Start of Data section

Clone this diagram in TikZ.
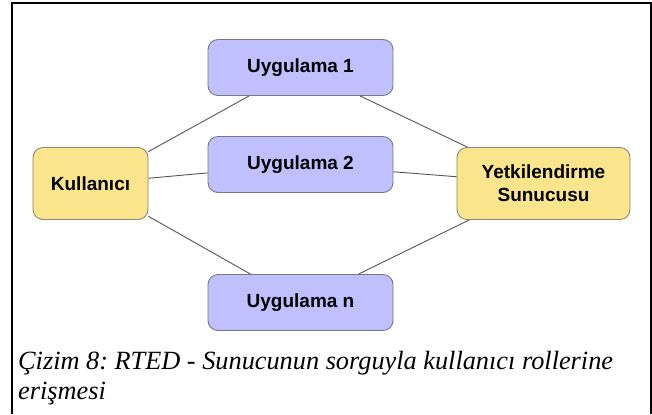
\documentclass[tikz,border=0pt]{standalone}
\usepackage{fontspec}
\setmainfont{Liberation Serif}
\newfontfamily\boxfont{Liberation Sans}
\definecolor{appfill}{RGB}{192,192,255}
\definecolor{appdraw}{RGB}{120,120,130}
\definecolor{usrfill}{RGB}{250,229,140}
\definecolor{usrdraw}{RGB}{140,135,110}
\definecolor{linkcol}{RGB}{85,85,85}
\begin{document}
\frenchspacing
\begin{tikzpicture}[x=1bp,y=-1bp,
  appbox/.style={draw=appdraw,fill=appfill,line width=0.9bp,rounded corners=10bp,
    minimum width=185bp,minimum height=56bp,inner sep=0pt,
    font=\boxfont\bfseries\fontsize{19bp}{23bp}\selectfont,align=center},
  usrbox/.style={draw=usrdraw,fill=usrfill,line width=0.9bp,rounded corners=10bp,
    minimum height=72bp,inner sep=0pt,
    font=\boxfont\bfseries\fontsize{19bp}{23bp}\selectfont,align=center},
  link/.style={draw=linkcol,line width=0.9bp},
  captext/.style={font=\itshape\fontsize{26.3bp}{30bp}\selectfont,anchor=base west,inner sep=0pt}]
\useasboundingbox (0,0) rectangle (652,414);
\draw[line width=1.5bp] (12,414) -- (12,3) -- (651,3) -- (651,414);
\node[appbox] (u1) at (300.5,67.5) {Uygulama 1};
\node[appbox] (u2) at (300.5,164.5) {Uygulama 2};
\node[appbox] (un) at (300.5,302.5) {Uygulama n};
\node[usrbox,minimum width=115bp] (k) at (90.5,183.5) {Kullanıcı};
\node[usrbox,minimum width=173bp] (y) at (543.5,183.5) {Yetkilendirme\\Sunucusu};
\draw[link] (k) -- (u1);
\draw[link] (k) -- (u2);
\draw[link] (k) -- (un);
\draw[link] (u1) -- (y);
\draw[link] (u2) -- (y);
\draw[link] (un) -- (y);
\node[captext] (cap1) at (18,369) {Çizim 8: RTED - Sunucunun sorguyla kullanıcı rollerine};
\node[captext] (cap2) at (18,399) {erişmesi};
\end{tikzpicture}
\end{document}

End of Data section

Exercise requirements –
Copy the material shown above in full and exactly. Skip the pictures.

Solution –
Clone this diagram in TikZ.
\documentclass[tikz,border=0pt]{standalone}
\usepackage{fontspec}
\setmainfont{Liberation Serif}
\newfontfamily\boxfont{Liberation Sans}
\definecolor{appfill}{RGB}{192,192,255}
\definecolor{appdraw}{RGB}{120,120,130}
\definecolor{usrfill}{RGB}{250,229,140}
\definecolor{usrdraw}{RGB}{140,135,110}
\definecolor{linkcol}{RGB}{85,85,85}
\begin{document}
\frenchspacing
\begin{tikzpicture}[x=1bp,y=-1bp,
  appbox/.style={draw=appdraw,fill=appfill,line width=0.9bp,rounded corners=10bp,
    minimum width=185bp,minimum height=56bp,inner sep=0pt,
    font=\boxfont\bfseries\fontsize{19bp}{23bp}\selectfont,align=center},
  usrbox/.style={draw=usrdraw,fill=usrfill,line width=0.9bp,rounded corners=10bp,
    minimum height=72bp,inner sep=0pt,
    font=\boxfont\bfseries\fontsize{19bp}{23bp}\selectfont,align=center},
  link/.style={draw=linkcol,line width=0.9bp},
  captext/.style={font=\itshape\fontsize{26.3bp}{30bp}\selectfont,anchor=base west,inner sep=0pt}]
\useasboundingbox (0,0) rectangle (652,414);
\draw[line width=1.5bp] (12,414) -- (12,3) -- (651,3) -- (651,414);
\node[appbox] (u1) at (300.5,67.5) {Uygulama 1};
\node[appbox] (u2) at (300.5,164.5) {Uygulama 2};
\node[appbox] (un) at (300.5,302.5) {Uygulama n};
\node[usrbox,minimum width=115bp] (k) at (90.5,183.5) {Kullanıcı};
\node[usrbox,minimum width=173bp] (y) at (543.5,183.5) {Yetkilendirme\\Sunucusu};
\draw[link] (k) -- (u1);
\draw[link] (k) -- (u2);
\draw[link] (k) -- (un);
\draw[link] (u1) -- (y);
\draw[link] (u2) -- (y);
\draw[link] (un) -- (y);
\node[captext] (cap1) at (18,369) {Çizim 8: RTED - Sunucunun sorguyla kullanıcı rollerine};
\node[captext] (cap2) at (18,399) {erişmesi};
\end{tikzpicture}
\end{document}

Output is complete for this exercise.